STATED PROBLEM. Go through the material and write it all out exactly, minus the pictures.

DATA EXTRACT.
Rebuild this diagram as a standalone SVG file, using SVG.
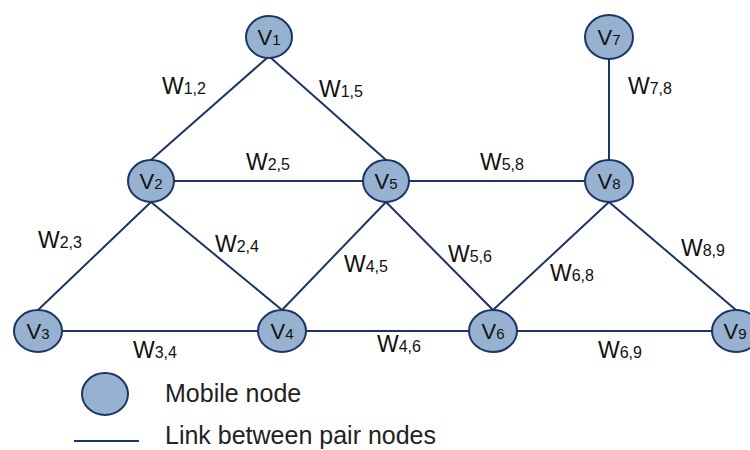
<svg xmlns="http://www.w3.org/2000/svg" width="750" height="450" viewBox="0 0 750 450">
<style>
.node{fill:#97B1D1;stroke:#1B3566;stroke-width:2}
.edge{stroke:#1B3566;stroke-width:2;fill:none}
.nl{font-family:"Liberation Sans",Arial,sans-serif;font-size:22px;fill:#111;text-anchor:middle}
.ns{font-size:15px}
.wl{font-family:"Liberation Sans",Arial,sans-serif;font-size:23px;fill:#111}
.ws{font-size:16px}
.lg{font-family:"Liberation Sans",Arial,sans-serif;font-size:25px;fill:#222}
</style>
<rect width="750" height="450" fill="#fff"/>
<g id="connectors">
<line class="edge" x1="267" y1="58" x2="151" y2="160"/>
<line class="edge" x1="271" y1="58" x2="386" y2="160"/>
<line class="edge" x1="174" y1="181" x2="363" y2="181"/>
<line class="edge" x1="409" y1="181" x2="585" y2="181"/>
<line class="edge" x1="609" y1="59" x2="609" y2="160"/>
<line class="edge" x1="151" y1="202" x2="38" y2="310"/>
<line class="edge" x1="151" y1="202" x2="282" y2="310"/>
<line class="edge" x1="386" y1="202" x2="282" y2="310"/>
<line class="edge" x1="386" y1="202" x2="493" y2="310"/>
<line class="edge" x1="609" y1="202" x2="493" y2="310"/>
<line class="edge" x1="609" y1="202" x2="736" y2="310"/>
<line class="edge" x1="62" y1="331" x2="258" y2="331"/>
<line class="edge" x1="306" y1="331" x2="469" y2="331"/>
<line class="edge" x1="517" y1="331" x2="712" y2="331"/>
</g>
<g id="edge-labels">
<text class="wl" x="162" y="94">W<tspan class="ws">1,2</tspan></text>
<text class="wl" x="319" y="97">W<tspan class="ws">1,5</tspan></text>
<text class="wl" x="246" y="170">W<tspan class="ws">2,5</tspan></text>
<text class="wl" x="480" y="170">W<tspan class="ws">5,8</tspan></text>
<text class="wl" x="628" y="94">W<tspan class="ws">7,8</tspan></text>
<text class="wl" x="38" y="248">W<tspan class="ws">2,3</tspan></text>
<text class="wl" x="215" y="252">W<tspan class="ws">2,4</tspan></text>
<text class="wl" x="344" y="272">W<tspan class="ws">4,5</tspan></text>
<text class="wl" x="448" y="262">W<tspan class="ws">5,6</tspan></text>
<text class="wl" x="550" y="281">W<tspan class="ws">6,8</tspan></text>
<text class="wl" x="681" y="256">W<tspan class="ws">8,9</tspan></text>
<text class="wl" x="133" y="358">W<tspan class="ws">3,4</tspan></text>
<text class="wl" x="377" y="352">W<tspan class="ws">4,6</tspan></text>
<text class="wl" x="598" y="358">W<tspan class="ws">6,9</tspan></text>
</g>
<g id="V1"><ellipse class="node" cx="269" cy="37" rx="23" ry="21"/><text class="nl" x="269" y="45">V<tspan class="ns">1</tspan></text></g>
<g id="V2"><ellipse class="node" cx="151" cy="181" rx="23" ry="21"/><text class="nl" x="151" y="189">V<tspan class="ns">2</tspan></text></g>
<g id="V3"><ellipse class="node" cx="38" cy="331" rx="24" ry="21"/><text class="nl" x="38" y="339">V<tspan class="ns">3</tspan></text></g>
<g id="V4"><ellipse class="node" cx="282" cy="331" rx="24" ry="21"/><text class="nl" x="282" y="339">V<tspan class="ns">4</tspan></text></g>
<g id="V5"><ellipse class="node" cx="386" cy="181" rx="23" ry="21"/><text class="nl" x="386" y="189">V<tspan class="ns">5</tspan></text></g>
<g id="V6"><ellipse class="node" cx="493" cy="331" rx="24" ry="21"/><text class="nl" x="493" y="339">V<tspan class="ns">6</tspan></text></g>
<g id="V7"><ellipse class="node" cx="609" cy="37" rx="24" ry="22"/><text class="nl" x="609" y="45">V<tspan class="ns">7</tspan></text></g>
<g id="V8"><ellipse class="node" cx="609" cy="181" rx="24" ry="21"/><text class="nl" x="609" y="189">V<tspan class="ns">8</tspan></text></g>
<g id="V9"><ellipse class="node" cx="736" cy="331" rx="24" ry="21"/><text class="nl" x="735" y="339">V<tspan class="ns">9</tspan></text></g>
<g id="legend">
<ellipse class="node" cx="105" cy="394" rx="23" ry="21"/>
<text class="lg" x="165" y="402">Mobile node</text>
<line class="edge" x1="74" y1="441" x2="139" y2="441"/>
<text class="lg" x="165" y="444">Link between pair nodes</text>
</g>
</svg>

ANSWER TO THE PROBLEM.
Rebuild this diagram as a standalone SVG file, using SVG.
<svg xmlns="http://www.w3.org/2000/svg" width="750" height="450" viewBox="0 0 750 450">
<style>
.node{fill:#97B1D1;stroke:#1B3566;stroke-width:2}
.edge{stroke:#1B3566;stroke-width:2;fill:none}
.nl{font-family:"Liberation Sans",Arial,sans-serif;font-size:22px;fill:#111;text-anchor:middle}
.ns{font-size:15px}
.wl{font-family:"Liberation Sans",Arial,sans-serif;font-size:23px;fill:#111}
.ws{font-size:16px}
.lg{font-family:"Liberation Sans",Arial,sans-serif;font-size:25px;fill:#222}
</style>
<rect width="750" height="450" fill="#fff"/>
<g id="connectors">
<line class="edge" x1="267" y1="58" x2="151" y2="160"/>
<line class="edge" x1="271" y1="58" x2="386" y2="160"/>
<line class="edge" x1="174" y1="181" x2="363" y2="181"/>
<line class="edge" x1="409" y1="181" x2="585" y2="181"/>
<line class="edge" x1="609" y1="59" x2="609" y2="160"/>
<line class="edge" x1="151" y1="202" x2="38" y2="310"/>
<line class="edge" x1="151" y1="202" x2="282" y2="310"/>
<line class="edge" x1="386" y1="202" x2="282" y2="310"/>
<line class="edge" x1="386" y1="202" x2="493" y2="310"/>
<line class="edge" x1="609" y1="202" x2="493" y2="310"/>
<line class="edge" x1="609" y1="202" x2="736" y2="310"/>
<line class="edge" x1="62" y1="331" x2="258" y2="331"/>
<line class="edge" x1="306" y1="331" x2="469" y2="331"/>
<line class="edge" x1="517" y1="331" x2="712" y2="331"/>
</g>
<g id="edge-labels">
<text class="wl" x="162" y="94">W<tspan class="ws">1,2</tspan></text>
<text class="wl" x="319" y="97">W<tspan class="ws">1,5</tspan></text>
<text class="wl" x="246" y="170">W<tspan class="ws">2,5</tspan></text>
<text class="wl" x="480" y="170">W<tspan class="ws">5,8</tspan></text>
<text class="wl" x="628" y="94">W<tspan class="ws">7,8</tspan></text>
<text class="wl" x="38" y="248">W<tspan class="ws">2,3</tspan></text>
<text class="wl" x="215" y="252">W<tspan class="ws">2,4</tspan></text>
<text class="wl" x="344" y="272">W<tspan class="ws">4,5</tspan></text>
<text class="wl" x="448" y="262">W<tspan class="ws">5,6</tspan></text>
<text class="wl" x="550" y="281">W<tspan class="ws">6,8</tspan></text>
<text class="wl" x="681" y="256">W<tspan class="ws">8,9</tspan></text>
<text class="wl" x="133" y="358">W<tspan class="ws">3,4</tspan></text>
<text class="wl" x="377" y="352">W<tspan class="ws">4,6</tspan></text>
<text class="wl" x="598" y="358">W<tspan class="ws">6,9</tspan></text>
</g>
<g id="V1"><ellipse class="node" cx="269" cy="37" rx="23" ry="21"/><text class="nl" x="269" y="45">V<tspan class="ns">1</tspan></text></g>
<g id="V2"><ellipse class="node" cx="151" cy="181" rx="23" ry="21"/><text class="nl" x="151" y="189">V<tspan class="ns">2</tspan></text></g>
<g id="V3"><ellipse class="node" cx="38" cy="331" rx="24" ry="21"/><text class="nl" x="38" y="339">V<tspan class="ns">3</tspan></text></g>
<g id="V4"><ellipse class="node" cx="282" cy="331" rx="24" ry="21"/><text class="nl" x="282" y="339">V<tspan class="ns">4</tspan></text></g>
<g id="V5"><ellipse class="node" cx="386" cy="181" rx="23" ry="21"/><text class="nl" x="386" y="189">V<tspan class="ns">5</tspan></text></g>
<g id="V6"><ellipse class="node" cx="493" cy="331" rx="24" ry="21"/><text class="nl" x="493" y="339">V<tspan class="ns">6</tspan></text></g>
<g id="V7"><ellipse class="node" cx="609" cy="37" rx="24" ry="22"/><text class="nl" x="609" y="45">V<tspan class="ns">7</tspan></text></g>
<g id="V8"><ellipse class="node" cx="609" cy="181" rx="24" ry="21"/><text class="nl" x="609" y="189">V<tspan class="ns">8</tspan></text></g>
<g id="V9"><ellipse class="node" cx="736" cy="331" rx="24" ry="21"/><text class="nl" x="735" y="339">V<tspan class="ns">9</tspan></text></g>
<g id="legend">
<ellipse class="node" cx="105" cy="394" rx="23" ry="21"/>
<text class="lg" x="165" y="402">Mobile node</text>
<line class="edge" x1="74" y1="441" x2="139" y2="441"/>
<text class="lg" x="165" y="444">Link between pair nodes</text>
</g>
</svg>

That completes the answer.